(The problem) For the data below, work out how many lines include the string "that" and report only the number.

(Data provided)
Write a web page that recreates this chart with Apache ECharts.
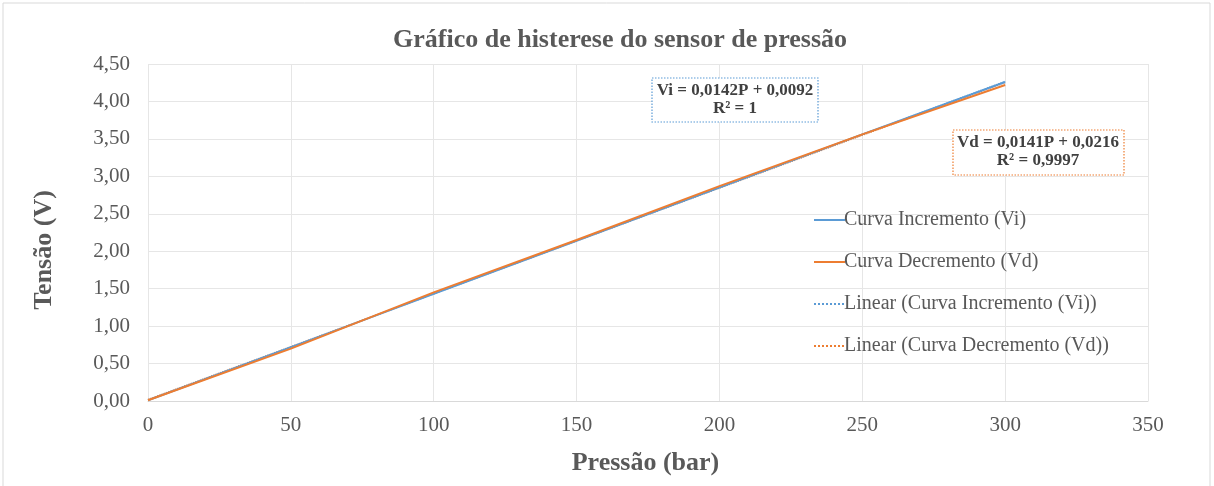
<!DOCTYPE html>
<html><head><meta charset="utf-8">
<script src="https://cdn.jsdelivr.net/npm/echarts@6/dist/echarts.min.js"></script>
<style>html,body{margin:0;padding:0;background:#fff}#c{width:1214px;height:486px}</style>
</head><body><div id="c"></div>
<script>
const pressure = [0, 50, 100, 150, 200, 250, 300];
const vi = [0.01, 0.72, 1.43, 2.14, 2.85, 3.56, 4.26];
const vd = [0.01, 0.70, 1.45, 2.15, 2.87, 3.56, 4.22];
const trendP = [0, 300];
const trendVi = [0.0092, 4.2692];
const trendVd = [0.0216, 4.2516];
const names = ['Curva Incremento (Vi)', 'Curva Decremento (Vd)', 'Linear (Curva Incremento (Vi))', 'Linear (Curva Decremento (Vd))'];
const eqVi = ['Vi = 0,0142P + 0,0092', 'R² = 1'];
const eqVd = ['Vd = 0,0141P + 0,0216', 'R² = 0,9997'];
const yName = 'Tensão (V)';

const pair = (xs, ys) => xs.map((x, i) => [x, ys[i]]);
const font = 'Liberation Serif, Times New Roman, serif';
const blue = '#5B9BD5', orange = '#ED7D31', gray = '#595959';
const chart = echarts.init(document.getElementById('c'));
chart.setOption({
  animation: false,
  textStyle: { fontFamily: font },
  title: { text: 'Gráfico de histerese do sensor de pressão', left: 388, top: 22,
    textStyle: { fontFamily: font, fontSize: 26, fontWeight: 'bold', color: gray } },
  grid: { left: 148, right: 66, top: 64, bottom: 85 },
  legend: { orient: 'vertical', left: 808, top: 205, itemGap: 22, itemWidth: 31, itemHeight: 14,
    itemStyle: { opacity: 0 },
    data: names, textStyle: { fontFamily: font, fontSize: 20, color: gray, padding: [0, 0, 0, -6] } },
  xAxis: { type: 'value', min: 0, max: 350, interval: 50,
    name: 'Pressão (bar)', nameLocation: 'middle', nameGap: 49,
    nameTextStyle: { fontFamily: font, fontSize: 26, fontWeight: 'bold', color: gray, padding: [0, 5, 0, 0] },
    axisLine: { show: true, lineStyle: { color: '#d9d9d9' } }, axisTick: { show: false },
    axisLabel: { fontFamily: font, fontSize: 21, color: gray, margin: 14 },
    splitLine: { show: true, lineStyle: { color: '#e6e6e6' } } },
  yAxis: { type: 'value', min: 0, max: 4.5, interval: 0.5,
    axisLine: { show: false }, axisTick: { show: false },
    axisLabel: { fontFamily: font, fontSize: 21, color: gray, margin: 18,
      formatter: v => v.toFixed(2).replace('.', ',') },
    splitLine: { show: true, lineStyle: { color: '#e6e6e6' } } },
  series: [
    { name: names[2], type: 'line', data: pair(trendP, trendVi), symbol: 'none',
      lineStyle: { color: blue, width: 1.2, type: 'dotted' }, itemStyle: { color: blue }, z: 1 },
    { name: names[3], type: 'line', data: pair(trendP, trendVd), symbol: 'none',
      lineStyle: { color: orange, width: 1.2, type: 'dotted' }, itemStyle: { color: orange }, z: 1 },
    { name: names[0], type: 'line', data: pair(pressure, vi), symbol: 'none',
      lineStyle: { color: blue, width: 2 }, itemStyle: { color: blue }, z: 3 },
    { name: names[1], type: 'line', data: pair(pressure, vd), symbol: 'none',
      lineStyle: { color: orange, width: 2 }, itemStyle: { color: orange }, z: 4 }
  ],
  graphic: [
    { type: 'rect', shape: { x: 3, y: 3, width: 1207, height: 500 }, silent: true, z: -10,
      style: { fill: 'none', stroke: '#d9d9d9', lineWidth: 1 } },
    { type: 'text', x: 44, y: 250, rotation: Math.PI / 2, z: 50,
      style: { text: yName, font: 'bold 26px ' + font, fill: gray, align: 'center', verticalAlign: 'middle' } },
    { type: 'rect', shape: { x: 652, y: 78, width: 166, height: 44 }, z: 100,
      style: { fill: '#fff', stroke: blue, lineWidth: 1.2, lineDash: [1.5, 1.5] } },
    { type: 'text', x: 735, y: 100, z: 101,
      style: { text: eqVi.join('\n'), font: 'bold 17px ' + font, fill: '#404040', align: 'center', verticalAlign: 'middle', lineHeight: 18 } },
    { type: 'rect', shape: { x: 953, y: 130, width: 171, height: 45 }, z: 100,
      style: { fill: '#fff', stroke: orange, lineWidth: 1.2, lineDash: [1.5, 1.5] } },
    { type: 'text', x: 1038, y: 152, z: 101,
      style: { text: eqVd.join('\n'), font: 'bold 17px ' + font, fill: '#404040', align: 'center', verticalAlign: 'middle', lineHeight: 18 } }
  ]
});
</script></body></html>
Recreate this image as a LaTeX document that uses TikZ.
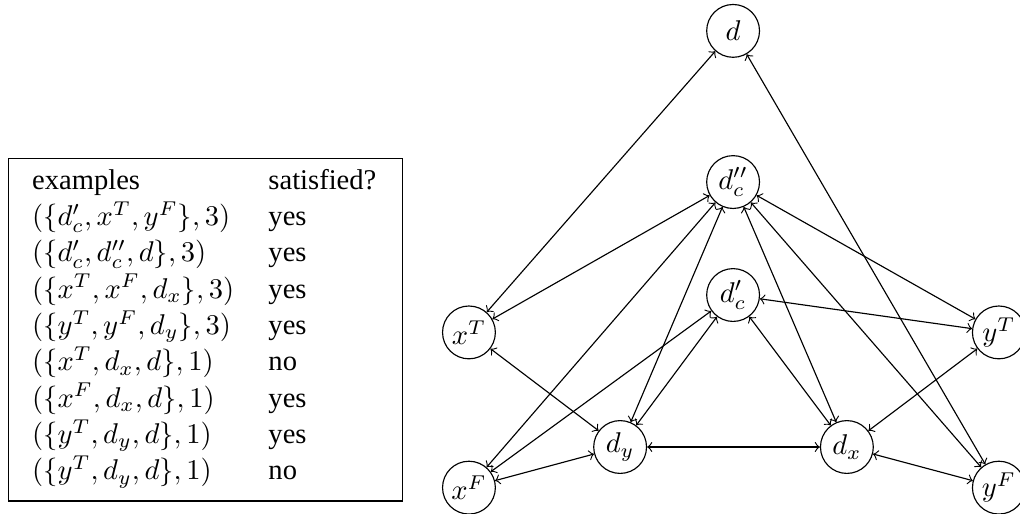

(Solution to this problem) 2